Это было самое красивое место в городе. Правда, обычные горожане интересовались в основном стадионом да кино, а сюда приходили преимущественно учителя, врачи и другие интеллигенты. Вот почему здесь было немноголюдно и тихо.
Цзялинь присел под большой акацией.
Солнце только что зашло, алая заря коснулась синих черепичных крыш, и все дома будто вспыхнули. Бескрайние горы с пятнами желтой земли выглядели словно застывшие волны, устремляющиеся к далекому горизонту.
Лишь когда на улицах зажглись огни, напоминающие звезды на ночном небе, Цзялинь встал и пошел с холма. Раскинув руки, точно обнимая светящийся город, он бормотал: «Я больше никогда не покину тебя!»
Первую работу Цзялиню задала буря, пронесшаяся к югу от города.
Она началась утром. В самом городе тоже лил дождь, но сильнее всего он свирепствовал в коммуне «Южная», где несколько деревень было просто затоплено. Больше тридцати человек унесло наводнением, их так и не нашли, а сколько домов рухнуло – не сосчитать! Множество людей осталось без крова.
Цзин Жохун грипповал, но решил в тот же день отправиться в «Южную», чтобы вести оттуда репортаж о бедствии. Цзялинь ни за что не хотел отпускать его: дождь по-прежнему лил, а состояние Цзина было весьма неважным. Юноша вызвался идти сам, намереваясь испытать себя в настоящем, серьезном деле. Даже если он пишет плохо, по крайней мере материал привезет, а Цзин потом обработает. Начальнику пришлось согласиться.
Цзялинь не поехал на велосипеде, так как знал, что почти все дороги, ведущие к «Южной», затоплены.
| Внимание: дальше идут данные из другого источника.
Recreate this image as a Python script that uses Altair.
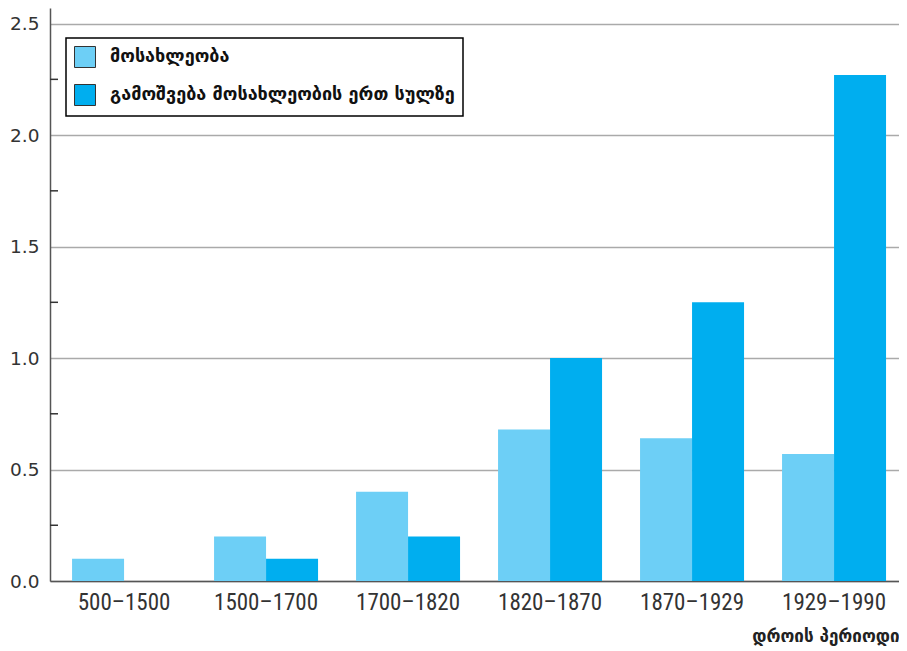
import altair as alt
import pandas as pd

periods = ["500–1500", "1500–1700", "1700–1820", "1820–1870", "1870–1929", "1929–1990"]
population = [0.10, 0.20, 0.40, 0.68, 0.64, 0.57]
output_per_capita = [None, 0.10, 0.20, 1.00, 1.25, 2.27]
series_names = ["მოსახლეობა", "გამოშვება მოსახლეობის ერთ სულზე"]
series_colors = ["#6DCFF6", "#00AEEF"]
y_ticks = [0.0, 0.5, 1.0, 1.5, 2.0, 2.5]
minor_ticks = [0.25, 0.75, 1.25, 1.75, 2.25]

rows = []
for p, a, b in zip(periods, population, output_per_capita):
    rows.append({"period": p, "series": series_names[0], "value": a})
    if b is not None:
        rows.append({"period": p, "series": series_names[1], "value": b})
df = pd.DataFrame(rows)
minor_df = pd.DataFrame({"value": minor_ticks})

y_scale = alt.Scale(domain=[0, 2.57], nice=False, zero=True)
y_axis = alt.Axis(
    title=None,
    values=y_ticks,
    format=".1f",
    ticks=False,
    domainColor="#555555",
    domainWidth=1.5,
    grid=True,
    gridColor="#aaaaaa",
    gridWidth=1.5,
    labelFont="DejaVu Sans",
    labelFontSize=18.5,
    labelColor="#333333",
    labelPadding=11,
)

bars = alt.Chart(df).mark_bar().encode(
    x=alt.X(
        "period:N",
        sort=periods,
        scale=alt.Scale(paddingInner=0.2676, paddingOuter=0.1233, align=0.63),
        axis=alt.Axis(
            title="დროის პერიოდი",
            labelAngle=0,
            ticks=False,
            domainColor="#555555",
            domainWidth=1.5,
            labelFont="Roboto Condensed, Liberation Sans",
            labelFontSize=23,
            labelColor="#333333",
            labelPadding=10,
            titleAnchor="end",
            titleFont="DejaVu Sans",
            titleFontWeight="bold",
            titleFontSize=17,
            titleColor="#222222",
            titlePadding=14,
        ),
    ),
    xOffset=alt.XOffset("series:N", sort=series_names,
                        scale=alt.Scale(domain=series_names, paddingInner=0, paddingOuter=0)),
    y=alt.Y("value:Q", scale=y_scale, axis=y_axis),
    color=alt.Color(
        "series:N",
        sort=series_names,
        scale=alt.Scale(domain=series_names, range=series_colors),
        legend=alt.Legend(
            title=None,
            orient="none",
            legendX=16,
            legendY=30,
            fillColor="white",
            strokeColor="black",
            padding=8,
            symbolType="square",
            symbolSize=441,
            symbolStrokeColor="#333333",
            symbolStrokeWidth=1,
            symbolOpacity=1,
            labelFont="DejaVu Sans",
            labelFontWeight="bold",
            labelFontSize=18,
            labelColor="#111111",
            labelOffset=14,
            rowPadding=12,
            labelLimit=500,
        ),
    ),
)

minor = alt.Chart(minor_df).mark_rule(color="#333333", strokeWidth=1.5).encode(
    y=alt.Y("value:Q", scale=y_scale, axis=y_axis),
    x=alt.value(0),
    x2=alt.value(8),
)

chart = alt.layer(bars, minor).properties(
    width=849,
    height=573,
    autosize=alt.AutoSizeParams(type="none"),
    padding={"left": 42, "top": 0, "right": 0, "bottom": 68},
).configure_view(stroke=None).configure_legend(strokeWidth=1.5)

chart.save("out.html", embed_options={"renderer": "svg", "actions": False})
Он просто надел казенный плащ и, подвернув брюки, отправился пешком. Кровь играла в нем.
Вышел он в сумерках и едва прошагал несколько ли, как стемнело. Вытянутую руку – и то не видать, сверху дождь хлещет, а тут еще дорога незнакомая. Тем не менее он почти бежал к «Южной», даже запыхался, ноги обо что-то разбил. Но все это, как ни странно, лишь прибавляло в нем оптимизма. Он чувствовал себя настоящим корреспондентом, хотя еще не был им ни дня, ощущал всю прелесть и благородство этой профессии. В свое время он читал, как многие корреспонденты сражаются на поле боя, точно солдаты или партизаны, и пишут свои материалы прямо на земле. Как это прекрасно!
Он был самым первым работником уезда, добравшимся до бедствующей коммуны. Спасательный отряд, который возглавил заместитель секретаря укома, поспел туда на пять часов позже – уже почти к рассвету.
В «Южной» Цзялиня никто не знал, ему пришлось самому объяснять, что он новый сотрудник группы информации, которому поручено посылать сообщения с фронта спасательных работ. Вид этого молодого парня – с разбитыми ногами, забрызганного глиной – всех растрогал, и его поспешно начали кормить – вместе с кадровыми работниками коммуны, которые только что вернулись ненадолго из разных бригад, тоже мокрые и грязные. Председатель коммуны Лю Юйхай даже был ранен и перебинтован – совсем как боец с передовой.
Крестьяне заставили Цзялиня переодеться, забинтовали ему ноги и хотели оставить его в правлении, чтобы о новостях ему докладывал секретарь коммуны, однако юноша решительно воспротивился. Достав из своего портфеля пластиковый пакет с блокнотом и авторучкой, он объявил, что пойдет вместе со всеми. Секретарь коммуны пошутил, что тогда первое сообщение придется писать ему самому – о героизме корреспондента.